## Job
Within the listing below, locate all lines containing the word "this". Copy each one.

## Data to process

** start **

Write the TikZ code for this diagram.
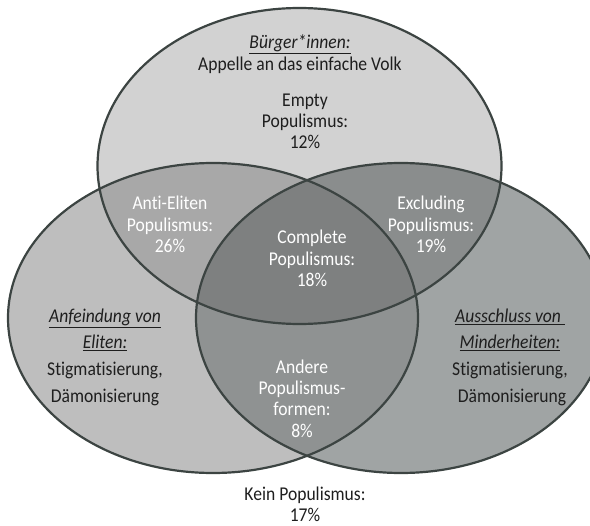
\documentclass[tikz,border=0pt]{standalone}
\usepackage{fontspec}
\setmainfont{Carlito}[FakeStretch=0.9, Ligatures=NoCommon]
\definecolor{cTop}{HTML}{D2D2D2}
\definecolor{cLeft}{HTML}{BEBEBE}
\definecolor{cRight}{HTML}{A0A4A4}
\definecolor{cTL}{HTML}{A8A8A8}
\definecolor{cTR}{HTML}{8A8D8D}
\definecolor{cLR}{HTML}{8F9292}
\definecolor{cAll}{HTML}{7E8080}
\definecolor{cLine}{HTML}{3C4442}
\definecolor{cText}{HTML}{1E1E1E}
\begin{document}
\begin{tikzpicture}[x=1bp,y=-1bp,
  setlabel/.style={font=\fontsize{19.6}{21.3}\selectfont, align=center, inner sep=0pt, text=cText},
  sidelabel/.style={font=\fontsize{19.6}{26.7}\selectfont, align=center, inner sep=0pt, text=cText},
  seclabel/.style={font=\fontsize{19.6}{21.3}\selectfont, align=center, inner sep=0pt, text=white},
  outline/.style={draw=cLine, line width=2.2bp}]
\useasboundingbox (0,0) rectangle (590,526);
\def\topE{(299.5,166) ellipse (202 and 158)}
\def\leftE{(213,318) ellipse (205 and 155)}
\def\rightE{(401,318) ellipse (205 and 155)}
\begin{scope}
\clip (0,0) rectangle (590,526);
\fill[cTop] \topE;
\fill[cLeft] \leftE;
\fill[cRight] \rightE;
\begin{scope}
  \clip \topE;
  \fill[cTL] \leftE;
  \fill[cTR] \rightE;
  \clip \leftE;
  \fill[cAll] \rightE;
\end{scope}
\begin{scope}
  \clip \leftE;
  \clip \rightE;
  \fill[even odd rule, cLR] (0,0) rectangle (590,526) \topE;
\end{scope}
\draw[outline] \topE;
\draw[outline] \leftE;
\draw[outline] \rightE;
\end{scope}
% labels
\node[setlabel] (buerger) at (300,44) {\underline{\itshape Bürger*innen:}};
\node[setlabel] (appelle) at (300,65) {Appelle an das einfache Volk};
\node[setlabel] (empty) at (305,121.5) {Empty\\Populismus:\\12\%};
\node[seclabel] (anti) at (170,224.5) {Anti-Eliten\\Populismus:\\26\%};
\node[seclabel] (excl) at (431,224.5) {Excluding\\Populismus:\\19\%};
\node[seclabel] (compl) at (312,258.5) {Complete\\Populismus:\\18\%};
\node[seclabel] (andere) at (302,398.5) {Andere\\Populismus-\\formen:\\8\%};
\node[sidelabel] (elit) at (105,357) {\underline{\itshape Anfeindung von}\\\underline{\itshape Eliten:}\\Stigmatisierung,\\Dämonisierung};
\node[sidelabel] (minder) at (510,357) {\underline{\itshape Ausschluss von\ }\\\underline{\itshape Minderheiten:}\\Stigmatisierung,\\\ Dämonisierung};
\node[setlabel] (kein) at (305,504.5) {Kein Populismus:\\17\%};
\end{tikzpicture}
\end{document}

** end **
** start **

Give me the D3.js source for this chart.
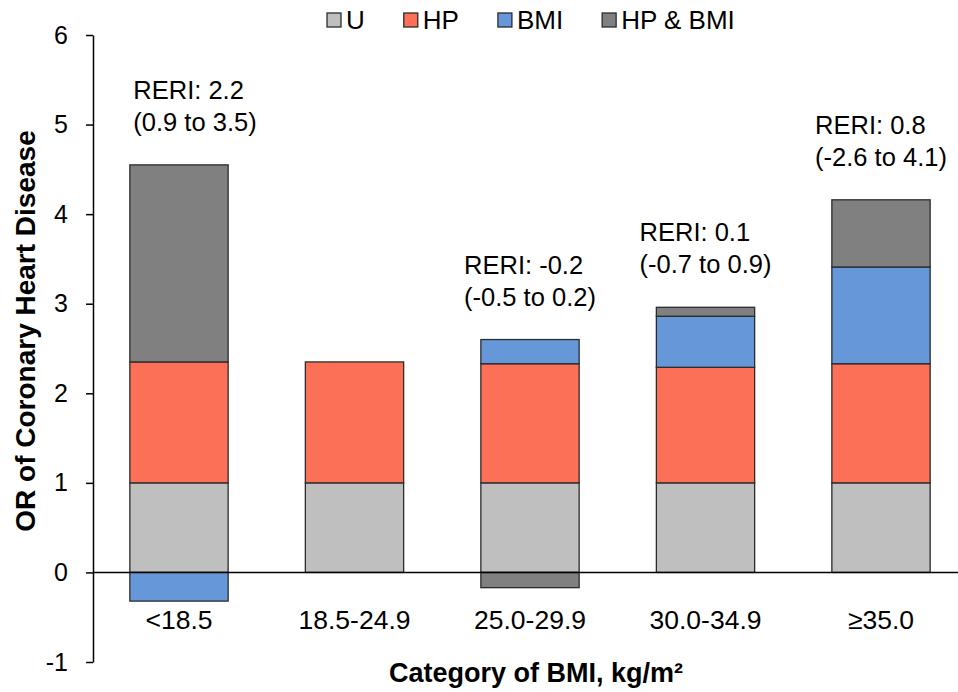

** end **

## Worked answer
Write the TikZ code for this diagram.
Give me the D3.js source for this chart.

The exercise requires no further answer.